2020 Pipeline Pilot Hackathon Challenge #2

The COVID-19 crisis has sparked a race to find a cure as quickly as possible. One of the quickest paths towards that goal is repurposing existing drugs. To support drug-repurposing initiatives, the American Chemical Society has made public a set of antiviral candidates (https://www.cas.org/covid-19-antiviral-compounds-dataset) that can be downloaded in SD format. This set contains existing antiviral drugs and compounds structurally similar to existing antivirals. You can use any other public data sources to accomplish the tasks below.


  1. Using publicly-available bioassay data (a good source is https://reframedb.org/), build a predictive model that can identify compounds with potential activity against COVID-19.

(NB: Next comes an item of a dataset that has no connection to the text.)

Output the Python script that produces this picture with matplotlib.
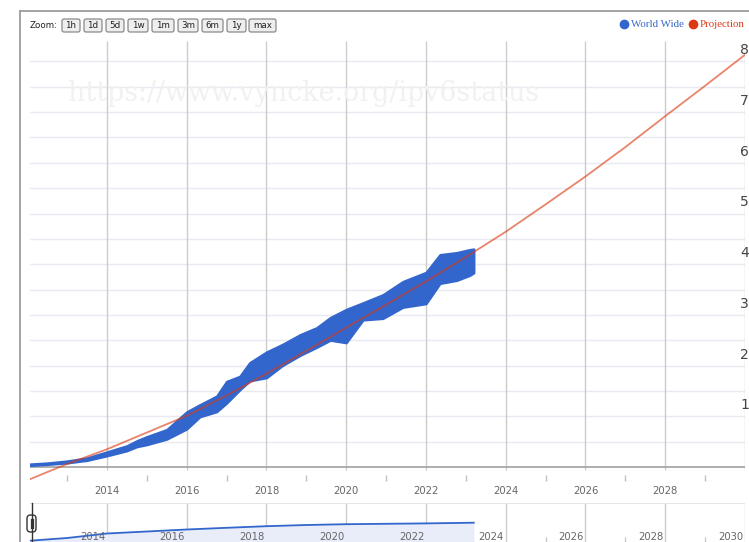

  2. Virtually screen the compounds in the CAS data set indicated above using the built model and select the top-scoring compounds.

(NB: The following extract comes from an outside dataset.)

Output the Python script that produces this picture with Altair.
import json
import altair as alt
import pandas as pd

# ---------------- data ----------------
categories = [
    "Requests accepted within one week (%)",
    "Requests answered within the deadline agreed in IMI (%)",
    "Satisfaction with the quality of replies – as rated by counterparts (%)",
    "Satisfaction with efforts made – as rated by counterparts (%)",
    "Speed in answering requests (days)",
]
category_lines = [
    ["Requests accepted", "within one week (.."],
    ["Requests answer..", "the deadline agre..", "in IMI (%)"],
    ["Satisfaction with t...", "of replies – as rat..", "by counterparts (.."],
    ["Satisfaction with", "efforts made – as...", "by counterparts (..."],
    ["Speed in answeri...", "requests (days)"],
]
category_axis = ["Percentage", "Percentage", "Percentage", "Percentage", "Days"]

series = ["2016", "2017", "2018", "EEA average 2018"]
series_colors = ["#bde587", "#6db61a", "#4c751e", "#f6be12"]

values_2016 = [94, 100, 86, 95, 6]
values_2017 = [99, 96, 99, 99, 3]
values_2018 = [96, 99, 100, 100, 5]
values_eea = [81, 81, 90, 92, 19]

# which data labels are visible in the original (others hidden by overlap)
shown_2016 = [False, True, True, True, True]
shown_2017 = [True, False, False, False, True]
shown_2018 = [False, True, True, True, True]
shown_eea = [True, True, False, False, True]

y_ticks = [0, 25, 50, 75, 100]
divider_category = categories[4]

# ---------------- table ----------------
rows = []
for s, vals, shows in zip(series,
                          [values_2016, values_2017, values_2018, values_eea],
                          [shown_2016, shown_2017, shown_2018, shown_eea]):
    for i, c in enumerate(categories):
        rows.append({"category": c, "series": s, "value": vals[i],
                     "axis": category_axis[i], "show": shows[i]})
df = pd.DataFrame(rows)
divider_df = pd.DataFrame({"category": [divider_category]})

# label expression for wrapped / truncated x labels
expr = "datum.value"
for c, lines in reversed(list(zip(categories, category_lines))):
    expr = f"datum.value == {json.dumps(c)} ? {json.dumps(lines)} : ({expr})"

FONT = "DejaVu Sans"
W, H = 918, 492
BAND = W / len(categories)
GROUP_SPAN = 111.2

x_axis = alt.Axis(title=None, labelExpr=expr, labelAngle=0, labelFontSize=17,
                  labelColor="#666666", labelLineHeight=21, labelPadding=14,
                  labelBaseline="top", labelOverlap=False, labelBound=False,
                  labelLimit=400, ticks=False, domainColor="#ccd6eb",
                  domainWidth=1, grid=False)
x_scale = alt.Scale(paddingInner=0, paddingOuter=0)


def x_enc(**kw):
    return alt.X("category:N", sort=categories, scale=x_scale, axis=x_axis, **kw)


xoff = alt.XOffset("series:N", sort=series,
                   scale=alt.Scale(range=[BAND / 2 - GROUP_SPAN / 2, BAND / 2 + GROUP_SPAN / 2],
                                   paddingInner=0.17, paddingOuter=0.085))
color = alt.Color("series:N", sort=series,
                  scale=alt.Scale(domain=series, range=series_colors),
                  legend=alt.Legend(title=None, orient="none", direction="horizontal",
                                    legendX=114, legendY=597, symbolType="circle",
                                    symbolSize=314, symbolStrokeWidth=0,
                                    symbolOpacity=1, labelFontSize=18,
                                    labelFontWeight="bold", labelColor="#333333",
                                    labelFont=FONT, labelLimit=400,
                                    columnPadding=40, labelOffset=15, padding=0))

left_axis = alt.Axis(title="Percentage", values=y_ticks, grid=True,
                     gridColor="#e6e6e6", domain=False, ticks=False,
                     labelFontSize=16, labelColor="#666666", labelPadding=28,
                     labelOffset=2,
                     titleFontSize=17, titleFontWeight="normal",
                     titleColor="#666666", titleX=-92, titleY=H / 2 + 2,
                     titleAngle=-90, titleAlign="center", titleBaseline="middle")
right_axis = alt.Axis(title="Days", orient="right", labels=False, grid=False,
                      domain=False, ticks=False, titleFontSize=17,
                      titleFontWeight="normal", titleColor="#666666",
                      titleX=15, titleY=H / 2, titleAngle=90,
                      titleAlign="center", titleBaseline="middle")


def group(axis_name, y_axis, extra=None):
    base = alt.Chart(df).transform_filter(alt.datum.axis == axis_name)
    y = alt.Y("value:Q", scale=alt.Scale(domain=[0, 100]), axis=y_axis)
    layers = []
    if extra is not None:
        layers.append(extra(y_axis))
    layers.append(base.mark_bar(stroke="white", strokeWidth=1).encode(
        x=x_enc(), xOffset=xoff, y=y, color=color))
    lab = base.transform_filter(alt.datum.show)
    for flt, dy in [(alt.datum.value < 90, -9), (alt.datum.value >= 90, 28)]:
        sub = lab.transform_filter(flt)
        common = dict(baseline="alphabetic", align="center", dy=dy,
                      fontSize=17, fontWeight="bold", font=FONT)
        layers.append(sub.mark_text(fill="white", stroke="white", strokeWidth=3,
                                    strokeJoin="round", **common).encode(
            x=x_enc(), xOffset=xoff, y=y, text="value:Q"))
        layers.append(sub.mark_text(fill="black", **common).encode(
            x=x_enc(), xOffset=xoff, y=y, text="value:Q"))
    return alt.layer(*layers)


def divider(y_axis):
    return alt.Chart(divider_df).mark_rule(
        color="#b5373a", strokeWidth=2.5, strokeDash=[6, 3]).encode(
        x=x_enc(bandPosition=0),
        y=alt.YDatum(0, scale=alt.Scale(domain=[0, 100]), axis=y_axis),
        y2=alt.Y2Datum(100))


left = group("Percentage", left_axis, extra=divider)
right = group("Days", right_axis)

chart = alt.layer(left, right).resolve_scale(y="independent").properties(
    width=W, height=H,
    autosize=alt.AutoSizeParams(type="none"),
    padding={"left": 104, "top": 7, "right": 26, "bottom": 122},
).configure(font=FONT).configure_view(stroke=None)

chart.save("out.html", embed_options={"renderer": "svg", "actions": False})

  3. Assess the toxicity and bioavailability of these top compounds (predicted and real, if available).
  4. Create a Pipeline Pilot component that checks if the input compounds are patented. Assess the speed of your new component.
  5.  Generate new molecules starting with your top-scoring compounds found above using any method available in Pipeline Pilot, score them using your predictive model and select any that score higher than the top compounds selected from the CAS data set. Assess toxicity, bioavailability and patentability for these new compounds as well.
  6. Present your two sets of results in a report.